The scriptures advocate a life of sexuality with one's wife as free from sin further to the purview being progeny and nothing more. Rather than having encounters with many women and exposing oneself to the dangers of promiscuity and the sin of adultery, it is much better to limit sexual interactions with one's lawful wife. This is the first step to be taken to evolve further. Not the last step. It does not in any way mean that one should lead a life of recreational sexuality with his wife forever. After achieving the state of being fully loyal and devoted to his wife, both man and woman need to work at becoming loyal and involved to the Almighty; for a life merely limited to loyalty with each other, bereft of efforts to realize oneself is again incomplete. The purpose of the human existence is in no way served to completion. Hence the need for Brahmacharya.

True spiritual progress starts only when one puts in the effort to raise above body consciousness and starts realizing himself to be something more than the body, mind, intellect and ego. Lust and passion are the grossest forms of body consciousness. They strengthen the concept of a male and female body in terms of objectivity, while in reality there is nothing called male or female. All is the Âtman...unbound, unembodied and unlimited. How then can a man or woman attached to recreational sex ever rise above body consciousness and make spiritual progress?

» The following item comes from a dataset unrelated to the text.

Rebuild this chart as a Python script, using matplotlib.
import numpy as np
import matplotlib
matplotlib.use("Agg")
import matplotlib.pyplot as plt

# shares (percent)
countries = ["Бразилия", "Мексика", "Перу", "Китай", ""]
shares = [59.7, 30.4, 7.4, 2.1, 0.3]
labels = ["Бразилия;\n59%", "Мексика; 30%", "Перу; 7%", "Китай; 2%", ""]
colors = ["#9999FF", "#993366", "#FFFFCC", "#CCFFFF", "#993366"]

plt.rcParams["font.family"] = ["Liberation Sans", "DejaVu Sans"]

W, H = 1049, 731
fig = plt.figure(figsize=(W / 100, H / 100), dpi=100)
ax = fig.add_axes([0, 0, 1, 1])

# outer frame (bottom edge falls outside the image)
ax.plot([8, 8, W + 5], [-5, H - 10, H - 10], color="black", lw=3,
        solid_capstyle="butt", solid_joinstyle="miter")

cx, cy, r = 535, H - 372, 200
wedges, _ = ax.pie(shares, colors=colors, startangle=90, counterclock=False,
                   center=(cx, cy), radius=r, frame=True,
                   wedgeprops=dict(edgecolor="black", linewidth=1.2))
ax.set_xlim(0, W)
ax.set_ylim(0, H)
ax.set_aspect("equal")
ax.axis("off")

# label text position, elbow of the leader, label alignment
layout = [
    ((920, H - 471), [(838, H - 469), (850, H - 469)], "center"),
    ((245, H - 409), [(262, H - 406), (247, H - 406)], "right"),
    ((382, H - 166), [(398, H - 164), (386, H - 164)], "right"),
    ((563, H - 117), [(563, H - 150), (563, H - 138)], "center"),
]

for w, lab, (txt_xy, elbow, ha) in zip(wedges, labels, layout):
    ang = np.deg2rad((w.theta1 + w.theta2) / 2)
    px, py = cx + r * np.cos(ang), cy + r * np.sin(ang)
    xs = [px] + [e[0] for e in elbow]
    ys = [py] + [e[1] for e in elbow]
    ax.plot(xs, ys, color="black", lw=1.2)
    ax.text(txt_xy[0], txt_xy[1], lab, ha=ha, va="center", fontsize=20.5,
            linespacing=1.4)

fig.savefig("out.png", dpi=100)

Through the practice of Brahmacharya and God-contemplation, man becomes capable of rising beyond the complete gamut of lower emotions in course of time. He becomes refined, civilized and honorable in the real sense. His higher personality denoted by the soul starts to shine through. All virtues of the highest order start to manifest. This is beyond doubt. No other means but true Brahmacharya can give true and Herculean strength to the body, mind and psyche. He will have the superior energy, strength and determination required to aspire and work at realizing his self. His health becomes robust and radiant leading to a peaceful and enjoyable state of well being. He starts becoming capable of seeing the presence of God in all creations of God.

Keeping all these facts in mind, a married couple wishing for progress, happiness, health and evolution in the true sense can give up on a life of sexuality further to the birth of a child or two and focus their energies into the objective of life namely self-realization through Brahmacharya. It is only through Brahmacharya in marriage that a couple will be able to develop selfless love for each other as souls and not through recreational sex. It is only through Brahmacharya that each will reach a state where they expect nothing from the other and yet have a marriage which is rock solid, strong and firmly anchored. This will bring a deep sense of happiness, understanding, trust, true love, loyalty and togetherness as life partners, aiding them to work towards the most important goal of the human existence.